> _Requirements_
Set the data down again, exactly as it reads, but without the pictures.
═════ Data shown
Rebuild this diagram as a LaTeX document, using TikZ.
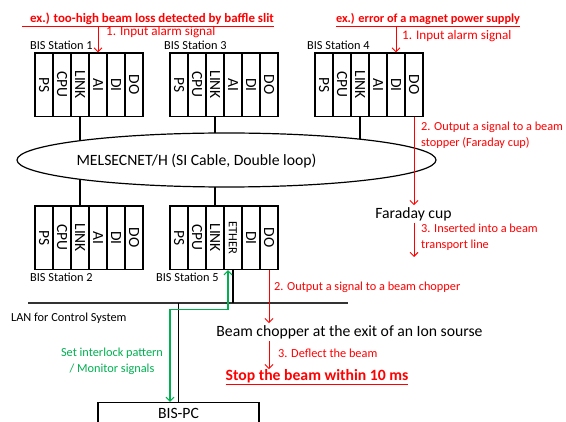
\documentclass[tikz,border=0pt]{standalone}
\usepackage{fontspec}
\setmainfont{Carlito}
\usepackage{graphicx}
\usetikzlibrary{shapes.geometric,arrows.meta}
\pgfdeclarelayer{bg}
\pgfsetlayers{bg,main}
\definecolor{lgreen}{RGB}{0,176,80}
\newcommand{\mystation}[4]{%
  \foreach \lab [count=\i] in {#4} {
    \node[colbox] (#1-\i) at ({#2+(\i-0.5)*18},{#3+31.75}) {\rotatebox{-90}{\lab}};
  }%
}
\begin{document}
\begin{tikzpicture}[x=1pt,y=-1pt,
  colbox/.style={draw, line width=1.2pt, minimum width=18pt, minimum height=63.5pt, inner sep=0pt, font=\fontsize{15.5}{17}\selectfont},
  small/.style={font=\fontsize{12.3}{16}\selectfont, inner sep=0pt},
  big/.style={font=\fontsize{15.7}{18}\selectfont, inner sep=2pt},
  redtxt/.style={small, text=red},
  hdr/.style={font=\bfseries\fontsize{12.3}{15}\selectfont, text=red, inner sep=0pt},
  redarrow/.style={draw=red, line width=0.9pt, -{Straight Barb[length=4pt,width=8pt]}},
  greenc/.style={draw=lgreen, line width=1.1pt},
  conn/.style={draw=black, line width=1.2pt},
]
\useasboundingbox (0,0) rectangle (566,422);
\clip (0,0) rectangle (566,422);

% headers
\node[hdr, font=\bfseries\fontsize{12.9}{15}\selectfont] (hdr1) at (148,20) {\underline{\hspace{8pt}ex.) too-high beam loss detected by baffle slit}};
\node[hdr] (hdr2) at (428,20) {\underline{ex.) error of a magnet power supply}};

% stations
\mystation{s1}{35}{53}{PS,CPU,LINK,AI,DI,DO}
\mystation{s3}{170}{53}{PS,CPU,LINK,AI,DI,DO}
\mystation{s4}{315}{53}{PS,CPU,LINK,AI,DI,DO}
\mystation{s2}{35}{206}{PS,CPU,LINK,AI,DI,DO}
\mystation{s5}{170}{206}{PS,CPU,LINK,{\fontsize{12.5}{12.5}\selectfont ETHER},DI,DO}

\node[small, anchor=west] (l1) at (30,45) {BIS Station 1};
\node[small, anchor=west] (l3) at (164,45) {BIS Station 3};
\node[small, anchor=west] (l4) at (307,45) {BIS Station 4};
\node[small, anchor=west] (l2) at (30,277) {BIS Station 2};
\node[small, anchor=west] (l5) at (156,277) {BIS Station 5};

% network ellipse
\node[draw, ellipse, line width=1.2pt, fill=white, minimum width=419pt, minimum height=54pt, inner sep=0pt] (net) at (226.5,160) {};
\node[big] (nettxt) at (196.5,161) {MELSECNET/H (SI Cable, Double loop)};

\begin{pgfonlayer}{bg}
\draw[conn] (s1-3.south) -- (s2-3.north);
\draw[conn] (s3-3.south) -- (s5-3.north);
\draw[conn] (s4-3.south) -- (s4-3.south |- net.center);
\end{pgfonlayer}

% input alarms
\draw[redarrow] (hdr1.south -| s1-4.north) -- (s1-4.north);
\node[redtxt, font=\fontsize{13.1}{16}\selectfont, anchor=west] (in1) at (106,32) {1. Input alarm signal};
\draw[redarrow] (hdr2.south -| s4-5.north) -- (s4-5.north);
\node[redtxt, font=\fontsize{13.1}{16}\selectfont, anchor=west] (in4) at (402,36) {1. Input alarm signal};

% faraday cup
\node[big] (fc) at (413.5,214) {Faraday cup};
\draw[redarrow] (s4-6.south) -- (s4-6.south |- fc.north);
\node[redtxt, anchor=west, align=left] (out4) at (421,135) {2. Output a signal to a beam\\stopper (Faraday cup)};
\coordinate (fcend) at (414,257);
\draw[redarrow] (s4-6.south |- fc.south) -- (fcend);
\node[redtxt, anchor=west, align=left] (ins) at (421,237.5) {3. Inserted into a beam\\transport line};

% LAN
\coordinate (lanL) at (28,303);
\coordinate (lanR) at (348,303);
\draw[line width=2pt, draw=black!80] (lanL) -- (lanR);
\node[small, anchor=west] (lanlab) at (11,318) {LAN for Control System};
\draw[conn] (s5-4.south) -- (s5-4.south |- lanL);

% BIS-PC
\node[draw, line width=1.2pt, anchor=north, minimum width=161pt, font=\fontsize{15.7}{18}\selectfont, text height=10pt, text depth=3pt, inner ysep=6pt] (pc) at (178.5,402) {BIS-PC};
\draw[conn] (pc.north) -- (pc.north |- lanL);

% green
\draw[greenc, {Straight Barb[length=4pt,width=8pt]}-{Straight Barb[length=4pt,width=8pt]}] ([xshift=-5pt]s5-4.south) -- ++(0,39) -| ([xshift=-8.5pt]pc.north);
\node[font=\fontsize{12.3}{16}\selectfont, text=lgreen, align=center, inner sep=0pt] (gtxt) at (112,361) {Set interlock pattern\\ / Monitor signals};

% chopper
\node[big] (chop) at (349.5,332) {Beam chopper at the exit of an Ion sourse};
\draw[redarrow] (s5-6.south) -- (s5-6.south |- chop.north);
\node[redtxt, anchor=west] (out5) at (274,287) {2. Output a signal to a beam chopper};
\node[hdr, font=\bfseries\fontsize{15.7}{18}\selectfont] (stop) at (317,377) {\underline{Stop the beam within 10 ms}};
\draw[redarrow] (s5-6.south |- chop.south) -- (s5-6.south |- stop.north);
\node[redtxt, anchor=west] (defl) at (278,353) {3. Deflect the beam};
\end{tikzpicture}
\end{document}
══════════
> _Final result_
Rebuild this diagram as a LaTeX document, using TikZ.
\documentclass[tikz,border=0pt]{standalone}
\usepackage{fontspec}
\setmainfont{Carlito}
\usepackage{graphicx}
\usetikzlibrary{shapes.geometric,arrows.meta}
\pgfdeclarelayer{bg}
\pgfsetlayers{bg,main}
\definecolor{lgreen}{RGB}{0,176,80}
\newcommand{\mystation}[4]{%
  \foreach \lab [count=\i] in {#4} {
    \node[colbox] (#1-\i) at ({#2+(\i-0.5)*18},{#3+31.75}) {\rotatebox{-90}{\lab}};
  }%
}
\begin{document}
\begin{tikzpicture}[x=1pt,y=-1pt,
  colbox/.style={draw, line width=1.2pt, minimum width=18pt, minimum height=63.5pt, inner sep=0pt, font=\fontsize{15.5}{17}\selectfont},
  small/.style={font=\fontsize{12.3}{16}\selectfont, inner sep=0pt},
  big/.style={font=\fontsize{15.7}{18}\selectfont, inner sep=2pt},
  redtxt/.style={small, text=red},
  hdr/.style={font=\bfseries\fontsize{12.3}{15}\selectfont, text=red, inner sep=0pt},
  redarrow/.style={draw=red, line width=0.9pt, -{Straight Barb[length=4pt,width=8pt]}},
  greenc/.style={draw=lgreen, line width=1.1pt},
  conn/.style={draw=black, line width=1.2pt},
]
\useasboundingbox (0,0) rectangle (566,422);
\clip (0,0) rectangle (566,422);

% headers
\node[hdr, font=\bfseries\fontsize{12.9}{15}\selectfont] (hdr1) at (148,20) {\underline{\hspace{8pt}ex.) too-high beam loss detected by baffle slit}};
\node[hdr] (hdr2) at (428,20) {\underline{ex.) error of a magnet power supply}};

% stations
\mystation{s1}{35}{53}{PS,CPU,LINK,AI,DI,DO}
\mystation{s3}{170}{53}{PS,CPU,LINK,AI,DI,DO}
\mystation{s4}{315}{53}{PS,CPU,LINK,AI,DI,DO}
\mystation{s2}{35}{206}{PS,CPU,LINK,AI,DI,DO}
\mystation{s5}{170}{206}{PS,CPU,LINK,{\fontsize{12.5}{12.5}\selectfont ETHER},DI,DO}

\node[small, anchor=west] (l1) at (30,45) {BIS Station 1};
\node[small, anchor=west] (l3) at (164,45) {BIS Station 3};
\node[small, anchor=west] (l4) at (307,45) {BIS Station 4};
\node[small, anchor=west] (l2) at (30,277) {BIS Station 2};
\node[small, anchor=west] (l5) at (156,277) {BIS Station 5};

% network ellipse
\node[draw, ellipse, line width=1.2pt, fill=white, minimum width=419pt, minimum height=54pt, inner sep=0pt] (net) at (226.5,160) {};
\node[big] (nettxt) at (196.5,161) {MELSECNET/H (SI Cable, Double loop)};

\begin{pgfonlayer}{bg}
\draw[conn] (s1-3.south) -- (s2-3.north);
\draw[conn] (s3-3.south) -- (s5-3.north);
\draw[conn] (s4-3.south) -- (s4-3.south |- net.center);
\end{pgfonlayer}

% input alarms
\draw[redarrow] (hdr1.south -| s1-4.north) -- (s1-4.north);
\node[redtxt, font=\fontsize{13.1}{16}\selectfont, anchor=west] (in1) at (106,32) {1. Input alarm signal};
\draw[redarrow] (hdr2.south -| s4-5.north) -- (s4-5.north);
\node[redtxt, font=\fontsize{13.1}{16}\selectfont, anchor=west] (in4) at (402,36) {1. Input alarm signal};

% faraday cup
\node[big] (fc) at (413.5,214) {Faraday cup};
\draw[redarrow] (s4-6.south) -- (s4-6.south |- fc.north);
\node[redtxt, anchor=west, align=left] (out4) at (421,135) {2. Output a signal to a beam\\stopper (Faraday cup)};
\coordinate (fcend) at (414,257);
\draw[redarrow] (s4-6.south |- fc.south) -- (fcend);
\node[redtxt, anchor=west, align=left] (ins) at (421,237.5) {3. Inserted into a beam\\transport line};

% LAN
\coordinate (lanL) at (28,303);
\coordinate (lanR) at (348,303);
\draw[line width=2pt, draw=black!80] (lanL) -- (lanR);
\node[small, anchor=west] (lanlab) at (11,318) {LAN for Control System};
\draw[conn] (s5-4.south) -- (s5-4.south |- lanL);

% BIS-PC
\node[draw, line width=1.2pt, anchor=north, minimum width=161pt, font=\fontsize{15.7}{18}\selectfont, text height=10pt, text depth=3pt, inner ysep=6pt] (pc) at (178.5,402) {BIS-PC};
\draw[conn] (pc.north) -- (pc.north |- lanL);

% green
\draw[greenc, {Straight Barb[length=4pt,width=8pt]}-{Straight Barb[length=4pt,width=8pt]}] ([xshift=-5pt]s5-4.south) -- ++(0,39) -| ([xshift=-8.5pt]pc.north);
\node[font=\fontsize{12.3}{16}\selectfont, text=lgreen, align=center, inner sep=0pt] (gtxt) at (112,361) {Set interlock pattern\\ / Monitor signals};

% chopper
\node[big] (chop) at (349.5,332) {Beam chopper at the exit of an Ion sourse};
\draw[redarrow] (s5-6.south) -- (s5-6.south |- chop.north);
\node[redtxt, anchor=west] (out5) at (274,287) {2. Output a signal to a beam chopper};
\node[hdr, font=\bfseries\fontsize{15.7}{18}\selectfont] (stop) at (317,377) {\underline{Stop the beam within 10 ms}};
\draw[redarrow] (s5-6.south |- chop.south) -- (s5-6.south |- stop.north);
\node[redtxt, anchor=west] (defl) at (278,353) {3. Deflect the beam};
\end{tikzpicture}
\end{document}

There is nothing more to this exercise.